Michael Smithson (born 11 May 1946) is a writer, a former Liberal Democrat politician and expert on betting on politics who in 2004 founded the website politicalbetting.com. Since January 2008, he has been the full-time editor of the site. As a result, The Daily Telegraph described him as the 33rd most influential over-50 on Twitter in 2014. He has been described as "perhaps the most influential person in the British political betting community".

==Early career==

Much of his early career was a BBC News journalist. From 1977 to 1982 he represented the UK's radio and television journalists on the National Executive Committee of the National Union of Journalists (NUJ).

Since 1994, he has worked as Director of Development running the fundraising for five UK universities - for the London School of Economics from 1994 to 1996, for Cambridge University from 1996 to 1999, for Oxford University from 1999 to 2005, and for the University of York from 2005 to April 2007. He also had a spell at Open University.

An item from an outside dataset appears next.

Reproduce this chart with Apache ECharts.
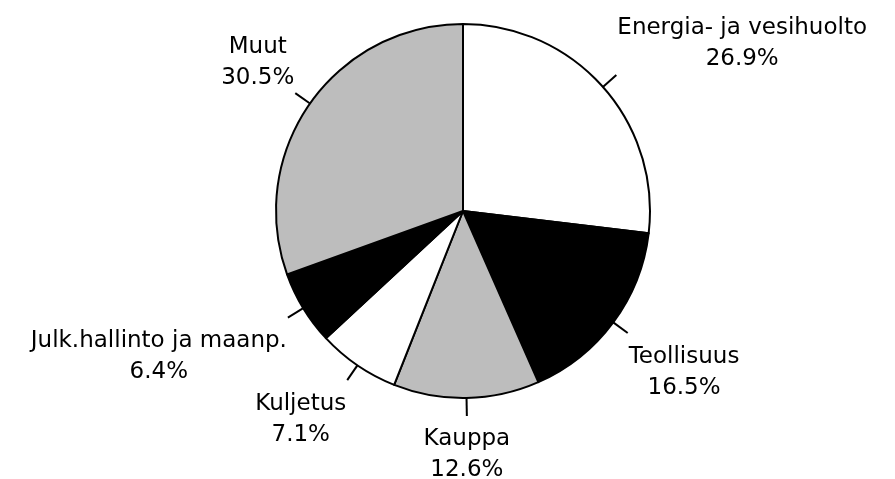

During his university fundraising career he has oversaw approaches that have led to more than £550m being raised. This included the $100m gift by James Martin to establish the James Martin 21st Century School at the University of Oxford - the largest ever single alumni donation to a UK university.

He is a former fellow of Queens' College, Cambridge and Magdalen College, Oxford.

==Political career==

He joined the Liberal Democrats on their foundation, and stood for Parliament in North Bedfordshire at the 1992 general election. He was twice elected in 1989 and 1993 as a County Councillor in Bedfordshire, and also in 1996 as a Borough Councillor in Bedford. He has not been politically active since then.

==Book==
In 2007, his book, The Political Punter - How to make money betting on politics, was published by Harriman House. Prospect described it as an "excellent how-to guide".

==Other ventures==
He has also acted as a consultant for Betfair and written a column for them.

==Family==

Mike Smithson is married to Jacqueline Smithson and has two daughters and a son, Robert Smithson, who uncovered the Lernout & Hauspie fraud.

His brother is the film and television producer John Smithson. His grandfather was Charles Smithson, mayor of Nelson, Lancashire.